Everything from the first line of the data below through the line that contains "(0,0) rectangle (1665,851);" should be written out exactly, please, and nothing more; the pictures stay out.

___ Record extracts ___

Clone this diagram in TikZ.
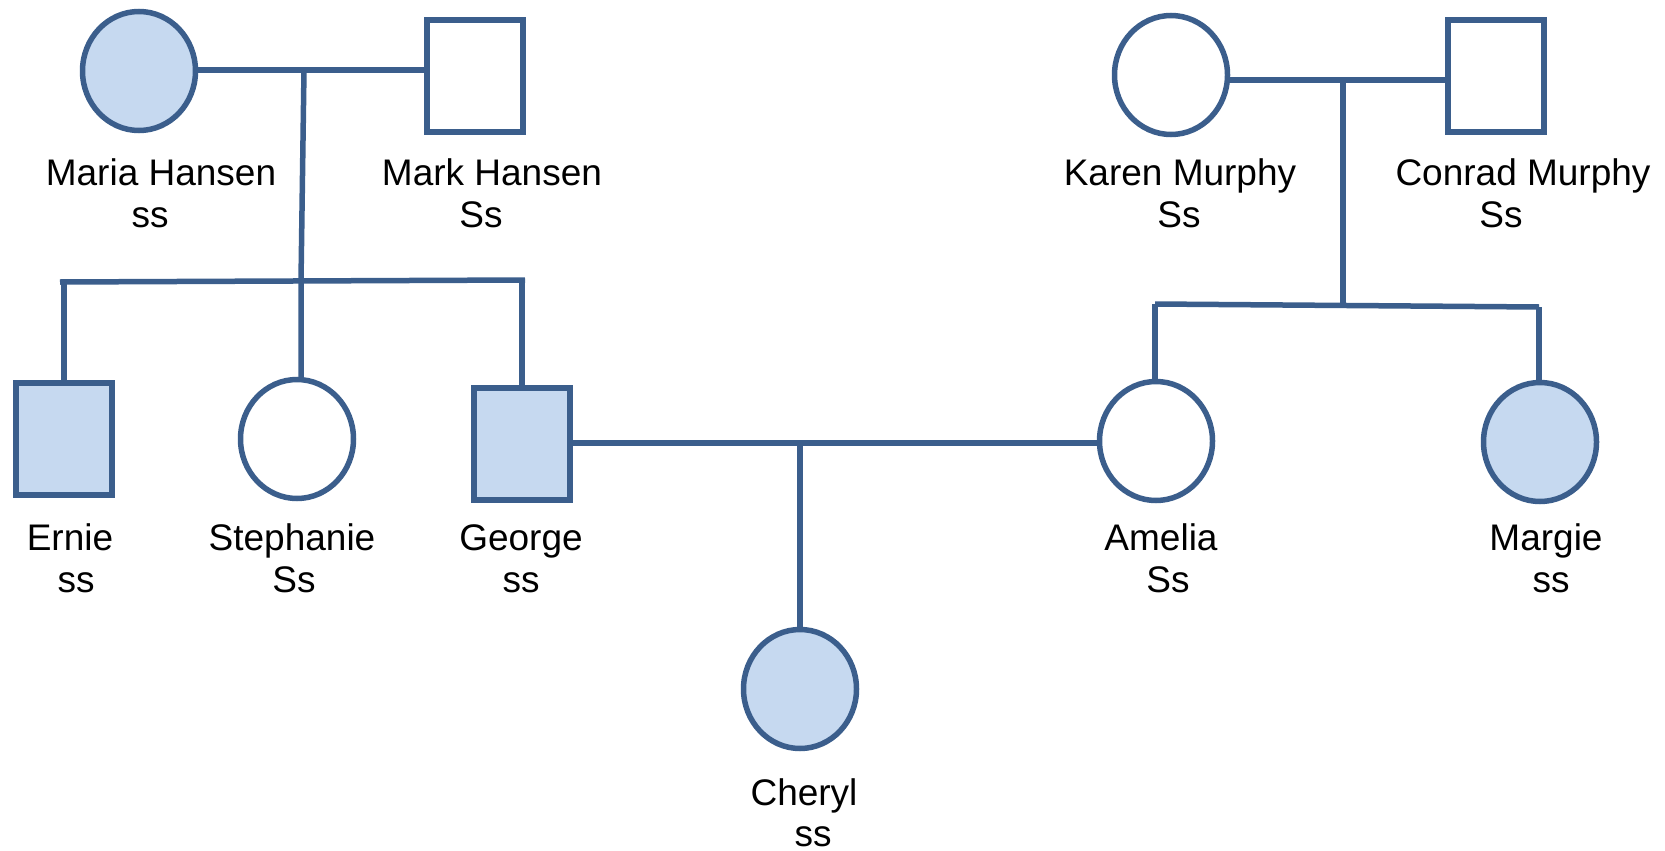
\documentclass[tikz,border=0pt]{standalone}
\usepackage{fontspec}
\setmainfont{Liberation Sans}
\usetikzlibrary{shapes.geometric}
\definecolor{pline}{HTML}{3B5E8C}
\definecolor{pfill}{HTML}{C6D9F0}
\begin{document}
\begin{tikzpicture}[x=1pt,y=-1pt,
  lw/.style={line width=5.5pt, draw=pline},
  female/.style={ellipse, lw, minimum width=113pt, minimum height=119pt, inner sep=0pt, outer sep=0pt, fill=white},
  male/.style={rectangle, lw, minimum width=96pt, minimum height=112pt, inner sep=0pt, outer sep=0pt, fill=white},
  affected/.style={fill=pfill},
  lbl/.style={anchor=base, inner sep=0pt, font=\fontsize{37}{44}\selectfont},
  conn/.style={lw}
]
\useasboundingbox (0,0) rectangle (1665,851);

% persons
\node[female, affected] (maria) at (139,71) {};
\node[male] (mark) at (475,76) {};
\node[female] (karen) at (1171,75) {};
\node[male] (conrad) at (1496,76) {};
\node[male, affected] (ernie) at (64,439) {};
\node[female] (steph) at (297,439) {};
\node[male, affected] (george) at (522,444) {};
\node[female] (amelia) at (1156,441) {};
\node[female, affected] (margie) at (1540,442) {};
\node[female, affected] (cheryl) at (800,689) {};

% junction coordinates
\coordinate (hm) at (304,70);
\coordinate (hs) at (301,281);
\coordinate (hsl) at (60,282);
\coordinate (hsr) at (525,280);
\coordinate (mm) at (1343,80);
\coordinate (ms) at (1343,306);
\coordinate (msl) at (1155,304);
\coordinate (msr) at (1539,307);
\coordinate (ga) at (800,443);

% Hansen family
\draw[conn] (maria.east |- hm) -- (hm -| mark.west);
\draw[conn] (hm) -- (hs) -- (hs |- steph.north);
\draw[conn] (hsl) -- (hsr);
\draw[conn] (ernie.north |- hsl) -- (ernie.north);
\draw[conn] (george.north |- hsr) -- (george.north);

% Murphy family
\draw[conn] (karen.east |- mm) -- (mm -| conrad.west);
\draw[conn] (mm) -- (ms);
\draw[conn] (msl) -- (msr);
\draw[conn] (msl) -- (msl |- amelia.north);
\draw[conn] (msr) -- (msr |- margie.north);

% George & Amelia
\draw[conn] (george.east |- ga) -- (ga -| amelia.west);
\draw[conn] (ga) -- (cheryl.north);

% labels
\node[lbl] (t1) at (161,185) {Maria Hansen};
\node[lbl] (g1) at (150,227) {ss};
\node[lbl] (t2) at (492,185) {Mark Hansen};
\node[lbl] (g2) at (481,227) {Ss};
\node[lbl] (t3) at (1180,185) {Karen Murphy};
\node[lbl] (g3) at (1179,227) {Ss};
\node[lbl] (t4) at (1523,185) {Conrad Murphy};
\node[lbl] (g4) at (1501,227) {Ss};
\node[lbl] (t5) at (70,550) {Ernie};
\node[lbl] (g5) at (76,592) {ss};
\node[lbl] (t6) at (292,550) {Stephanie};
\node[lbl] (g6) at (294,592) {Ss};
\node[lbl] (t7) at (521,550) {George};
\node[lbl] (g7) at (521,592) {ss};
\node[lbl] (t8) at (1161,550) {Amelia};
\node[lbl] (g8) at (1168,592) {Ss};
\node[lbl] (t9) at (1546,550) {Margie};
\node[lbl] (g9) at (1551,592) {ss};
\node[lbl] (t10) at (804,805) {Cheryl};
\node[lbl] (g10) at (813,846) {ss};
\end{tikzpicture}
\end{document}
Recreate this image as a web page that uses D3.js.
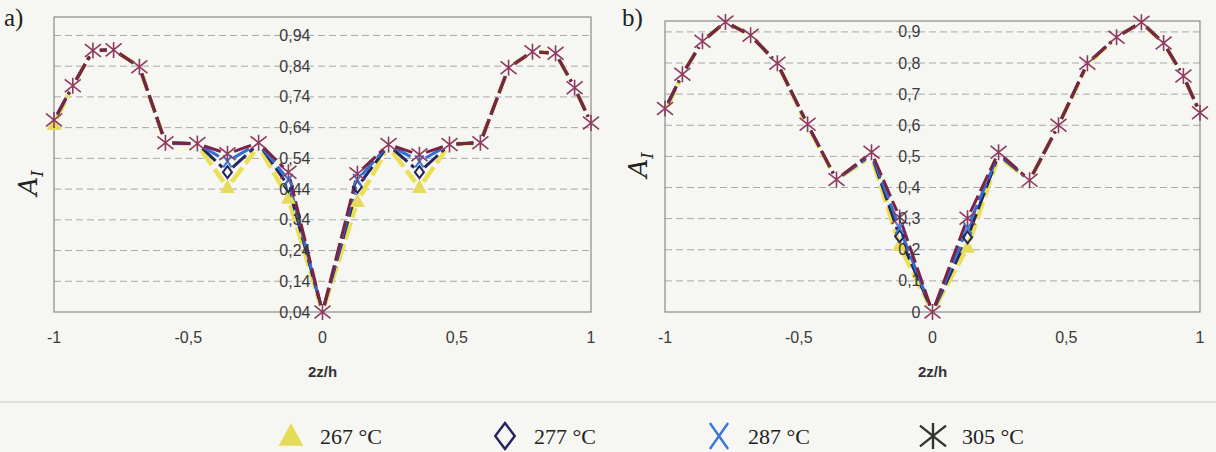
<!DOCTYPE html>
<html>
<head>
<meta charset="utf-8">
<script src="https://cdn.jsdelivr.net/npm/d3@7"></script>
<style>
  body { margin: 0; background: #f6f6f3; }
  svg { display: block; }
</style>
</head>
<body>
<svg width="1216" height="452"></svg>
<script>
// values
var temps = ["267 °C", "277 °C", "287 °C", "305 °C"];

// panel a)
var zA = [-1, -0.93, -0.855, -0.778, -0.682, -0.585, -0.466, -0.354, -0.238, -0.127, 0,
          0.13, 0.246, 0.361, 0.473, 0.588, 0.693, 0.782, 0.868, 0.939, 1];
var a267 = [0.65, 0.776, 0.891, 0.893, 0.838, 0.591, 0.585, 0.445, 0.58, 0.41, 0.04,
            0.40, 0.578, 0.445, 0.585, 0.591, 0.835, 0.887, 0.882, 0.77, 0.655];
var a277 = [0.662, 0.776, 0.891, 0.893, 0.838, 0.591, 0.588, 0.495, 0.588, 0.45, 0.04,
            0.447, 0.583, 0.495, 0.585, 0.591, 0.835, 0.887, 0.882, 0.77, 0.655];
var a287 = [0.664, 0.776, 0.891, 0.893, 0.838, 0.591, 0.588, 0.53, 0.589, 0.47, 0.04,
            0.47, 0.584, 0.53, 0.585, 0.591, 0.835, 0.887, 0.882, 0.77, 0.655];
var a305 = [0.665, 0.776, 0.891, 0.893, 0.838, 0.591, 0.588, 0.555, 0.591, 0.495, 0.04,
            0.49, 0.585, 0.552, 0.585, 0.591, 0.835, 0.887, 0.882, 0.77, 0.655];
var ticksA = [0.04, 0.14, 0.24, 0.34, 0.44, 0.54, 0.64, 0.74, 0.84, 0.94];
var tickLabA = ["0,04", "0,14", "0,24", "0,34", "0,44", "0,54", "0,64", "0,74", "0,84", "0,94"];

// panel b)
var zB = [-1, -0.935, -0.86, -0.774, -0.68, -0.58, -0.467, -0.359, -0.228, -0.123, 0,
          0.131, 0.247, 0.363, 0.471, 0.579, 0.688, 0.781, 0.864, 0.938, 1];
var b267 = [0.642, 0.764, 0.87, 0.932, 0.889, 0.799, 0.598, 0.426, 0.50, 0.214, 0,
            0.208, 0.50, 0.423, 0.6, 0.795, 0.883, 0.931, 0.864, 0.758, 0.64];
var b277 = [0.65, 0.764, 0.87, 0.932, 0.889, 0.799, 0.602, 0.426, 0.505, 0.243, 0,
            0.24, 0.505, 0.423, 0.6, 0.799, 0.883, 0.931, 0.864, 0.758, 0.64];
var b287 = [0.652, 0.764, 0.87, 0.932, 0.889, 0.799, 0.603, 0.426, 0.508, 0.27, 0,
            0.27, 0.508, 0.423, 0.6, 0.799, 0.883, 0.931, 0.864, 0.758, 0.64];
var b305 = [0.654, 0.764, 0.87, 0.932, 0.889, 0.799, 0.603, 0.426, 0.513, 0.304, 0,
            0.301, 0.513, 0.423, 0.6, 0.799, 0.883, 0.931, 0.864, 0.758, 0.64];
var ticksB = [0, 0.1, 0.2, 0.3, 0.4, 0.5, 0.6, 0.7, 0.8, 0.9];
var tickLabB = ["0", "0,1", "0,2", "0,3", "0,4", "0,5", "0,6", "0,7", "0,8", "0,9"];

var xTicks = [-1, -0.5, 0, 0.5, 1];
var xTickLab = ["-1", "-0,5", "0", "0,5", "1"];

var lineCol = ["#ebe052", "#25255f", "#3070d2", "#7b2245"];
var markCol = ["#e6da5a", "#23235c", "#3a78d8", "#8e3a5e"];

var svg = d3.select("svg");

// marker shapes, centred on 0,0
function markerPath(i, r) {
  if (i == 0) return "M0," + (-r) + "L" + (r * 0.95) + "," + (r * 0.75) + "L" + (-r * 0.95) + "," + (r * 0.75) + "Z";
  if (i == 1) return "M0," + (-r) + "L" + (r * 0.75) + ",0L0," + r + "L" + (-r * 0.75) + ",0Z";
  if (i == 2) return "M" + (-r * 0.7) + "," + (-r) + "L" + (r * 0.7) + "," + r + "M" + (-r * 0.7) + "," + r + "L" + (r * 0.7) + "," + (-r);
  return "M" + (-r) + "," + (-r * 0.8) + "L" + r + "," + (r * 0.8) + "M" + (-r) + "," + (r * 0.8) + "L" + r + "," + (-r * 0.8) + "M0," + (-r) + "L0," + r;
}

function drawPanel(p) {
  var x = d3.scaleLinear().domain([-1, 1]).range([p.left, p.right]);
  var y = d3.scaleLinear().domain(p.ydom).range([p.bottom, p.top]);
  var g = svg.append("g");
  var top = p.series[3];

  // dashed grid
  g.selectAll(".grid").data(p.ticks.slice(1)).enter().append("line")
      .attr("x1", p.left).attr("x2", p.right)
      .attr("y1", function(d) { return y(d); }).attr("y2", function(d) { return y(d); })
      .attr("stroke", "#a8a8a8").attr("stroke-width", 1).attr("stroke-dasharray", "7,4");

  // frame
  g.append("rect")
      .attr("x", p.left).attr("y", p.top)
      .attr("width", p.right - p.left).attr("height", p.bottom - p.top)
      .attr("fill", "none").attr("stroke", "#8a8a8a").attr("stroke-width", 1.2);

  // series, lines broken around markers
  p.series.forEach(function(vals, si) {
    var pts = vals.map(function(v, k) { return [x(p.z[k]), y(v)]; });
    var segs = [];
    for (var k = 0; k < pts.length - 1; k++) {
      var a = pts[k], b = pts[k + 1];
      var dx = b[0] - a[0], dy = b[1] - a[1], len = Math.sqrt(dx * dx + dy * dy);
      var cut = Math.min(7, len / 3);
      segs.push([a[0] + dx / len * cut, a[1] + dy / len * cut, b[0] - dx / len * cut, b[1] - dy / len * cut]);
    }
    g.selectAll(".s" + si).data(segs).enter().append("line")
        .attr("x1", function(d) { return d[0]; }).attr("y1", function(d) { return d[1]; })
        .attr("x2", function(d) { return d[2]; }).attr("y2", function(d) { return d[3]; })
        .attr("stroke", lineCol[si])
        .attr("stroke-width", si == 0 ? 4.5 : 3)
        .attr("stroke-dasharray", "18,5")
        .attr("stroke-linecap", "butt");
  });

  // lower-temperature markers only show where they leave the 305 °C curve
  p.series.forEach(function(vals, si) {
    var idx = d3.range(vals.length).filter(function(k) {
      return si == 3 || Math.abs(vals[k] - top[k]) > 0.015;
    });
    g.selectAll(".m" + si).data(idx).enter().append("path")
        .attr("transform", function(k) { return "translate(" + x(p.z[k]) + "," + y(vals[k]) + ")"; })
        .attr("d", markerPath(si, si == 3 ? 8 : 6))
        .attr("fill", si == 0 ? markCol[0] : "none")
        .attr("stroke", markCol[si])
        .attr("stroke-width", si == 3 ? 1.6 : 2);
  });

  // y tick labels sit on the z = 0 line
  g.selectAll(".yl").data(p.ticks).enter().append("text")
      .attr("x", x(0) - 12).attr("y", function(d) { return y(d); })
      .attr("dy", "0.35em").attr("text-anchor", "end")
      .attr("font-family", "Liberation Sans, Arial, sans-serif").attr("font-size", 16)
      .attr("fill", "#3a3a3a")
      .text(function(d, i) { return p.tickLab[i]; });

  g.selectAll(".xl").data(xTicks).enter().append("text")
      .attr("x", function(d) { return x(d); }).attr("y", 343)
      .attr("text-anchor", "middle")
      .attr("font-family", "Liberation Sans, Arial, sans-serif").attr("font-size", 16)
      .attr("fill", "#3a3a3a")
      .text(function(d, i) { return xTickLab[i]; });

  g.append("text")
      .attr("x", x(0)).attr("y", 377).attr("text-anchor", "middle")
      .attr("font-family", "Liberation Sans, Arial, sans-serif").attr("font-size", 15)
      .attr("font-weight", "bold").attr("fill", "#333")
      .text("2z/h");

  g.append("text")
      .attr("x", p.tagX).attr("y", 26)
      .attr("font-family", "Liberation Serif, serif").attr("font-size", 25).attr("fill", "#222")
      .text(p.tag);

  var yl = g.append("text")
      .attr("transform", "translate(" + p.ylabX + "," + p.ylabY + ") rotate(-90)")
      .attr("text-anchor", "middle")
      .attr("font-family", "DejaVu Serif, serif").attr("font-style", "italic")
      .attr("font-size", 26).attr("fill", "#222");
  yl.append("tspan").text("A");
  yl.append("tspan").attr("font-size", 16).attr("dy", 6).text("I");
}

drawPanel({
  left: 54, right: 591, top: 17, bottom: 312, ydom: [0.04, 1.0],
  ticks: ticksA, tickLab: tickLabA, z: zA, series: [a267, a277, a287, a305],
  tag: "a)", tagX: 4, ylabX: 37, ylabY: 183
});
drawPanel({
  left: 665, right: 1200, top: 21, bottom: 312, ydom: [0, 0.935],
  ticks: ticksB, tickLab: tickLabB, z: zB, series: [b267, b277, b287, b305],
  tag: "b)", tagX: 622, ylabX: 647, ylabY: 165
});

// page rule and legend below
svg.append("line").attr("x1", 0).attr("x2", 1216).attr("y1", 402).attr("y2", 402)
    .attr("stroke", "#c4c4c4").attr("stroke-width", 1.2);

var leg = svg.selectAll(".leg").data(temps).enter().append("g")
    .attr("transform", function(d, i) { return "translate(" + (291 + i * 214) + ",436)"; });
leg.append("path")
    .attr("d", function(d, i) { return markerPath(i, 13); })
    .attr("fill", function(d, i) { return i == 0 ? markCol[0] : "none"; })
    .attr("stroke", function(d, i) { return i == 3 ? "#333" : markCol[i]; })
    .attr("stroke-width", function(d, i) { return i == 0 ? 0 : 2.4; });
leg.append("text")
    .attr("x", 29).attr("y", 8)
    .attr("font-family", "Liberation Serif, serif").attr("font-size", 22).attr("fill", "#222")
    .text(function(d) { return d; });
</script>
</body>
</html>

___

Exercise solution:
Clone this diagram in TikZ.
\documentclass[tikz,border=0pt]{standalone}
\usepackage{fontspec}
\setmainfont{Liberation Sans}
\usetikzlibrary{shapes.geometric}
\definecolor{pline}{HTML}{3B5E8C}
\definecolor{pfill}{HTML}{C6D9F0}
\begin{document}
\begin{tikzpicture}[x=1pt,y=-1pt,
  lw/.style={line width=5.5pt, draw=pline},
  female/.style={ellipse, lw, minimum width=113pt, minimum height=119pt, inner sep=0pt, outer sep=0pt, fill=white},
  male/.style={rectangle, lw, minimum width=96pt, minimum height=112pt, inner sep=0pt, outer sep=0pt, fill=white},
  affected/.style={fill=pfill},
  lbl/.style={anchor=base, inner sep=0pt, font=\fontsize{37}{44}\selectfont},
  conn/.style={lw}
]
\useasboundingbox (0,0) rectangle (1665,851);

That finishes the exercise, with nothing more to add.